At a time when American productivity is in decline, when the nation's
innovative powers are said to be waning, and nobody seems to be able to
motivate himself or anybody else, the experience of the people who
created Eagle merits attention. Not that life can be lived in a state
of perpetual commotion. But in microcosm the Eagle team exhibits the
intensity and high spirits that pontifical social commentators keep
saying Americans have lost. Of course, after the triumph and the glory
comes the tragic recognition that for each individual the quest must
start afresh, and that life may never again be as exciting.
Near the end of the book, with the successful conclusion of the project
in view, Mr. Kidder joins the Eagle group on a day's excursion from
their Westborough, Mass., headquarters to a computer trade show in New
York. After looking through the exhibits, the young men scatter
throughout the city to enjoy an afternoon's relaxation. Mr. Kidder sits
in a cafe with one of the engineers and looks out at the crowds of
people and the traffic. Life goes on, he muses, and computers, for all
their magical qualities, are not about to change the essence of the
human condition. There has been no ''revolution,'' as was being
predicted just a few years ago, and ''artificial intelligence'' still
seems comfortably far from becoming a reality. The human spirit still
calls the tune. And as the computer engineers return to their bus,
bubbling over with the effects of their holiday and a few beers, the
reader cannot help concluding that the imminence of a sinister
technocracy is one of the silliest myths of our time.

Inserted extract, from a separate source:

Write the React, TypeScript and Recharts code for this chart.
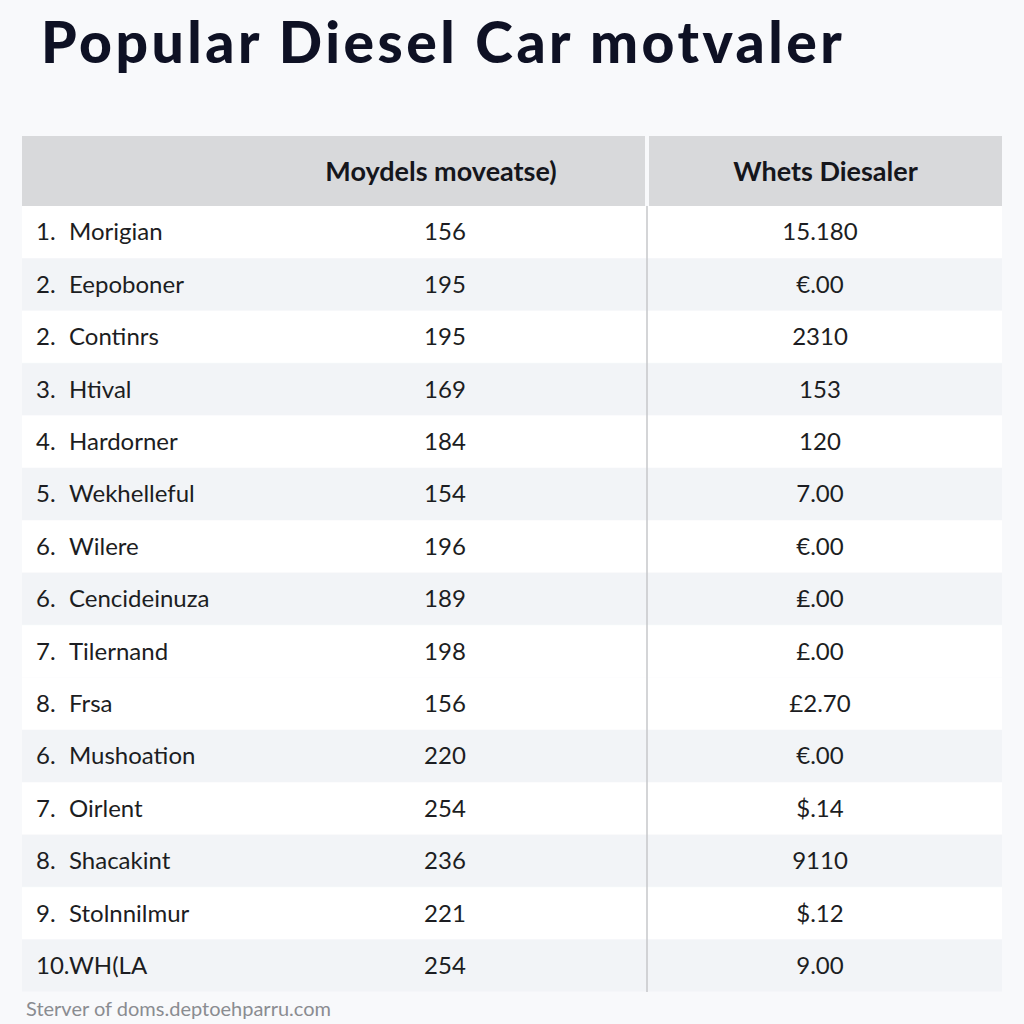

In the introduction to ''The John McPhee Reader,'' William L. Howarth
insists that although most of Mr. McPhee's work is called
''non-fiction'' it should more properly be called ''Literature.'' That
is exactly the way I feel about Mr. Kidder's ''The Soul of a New
Machine,'' and I believe that Aldous Huxley - who looked forward to the
coming of a worthy literature of science and technology - would agree.
Correction: October 4, 1981, Sunday, Late City Final Edition
Despite the headline on the review of Tracy Kidder's ''The Soul of a
New Machine'' (Aug. 23), the new work is not related to ''The Hardy
Boys'' juvenile book series of the Stratemeyer Syndicate.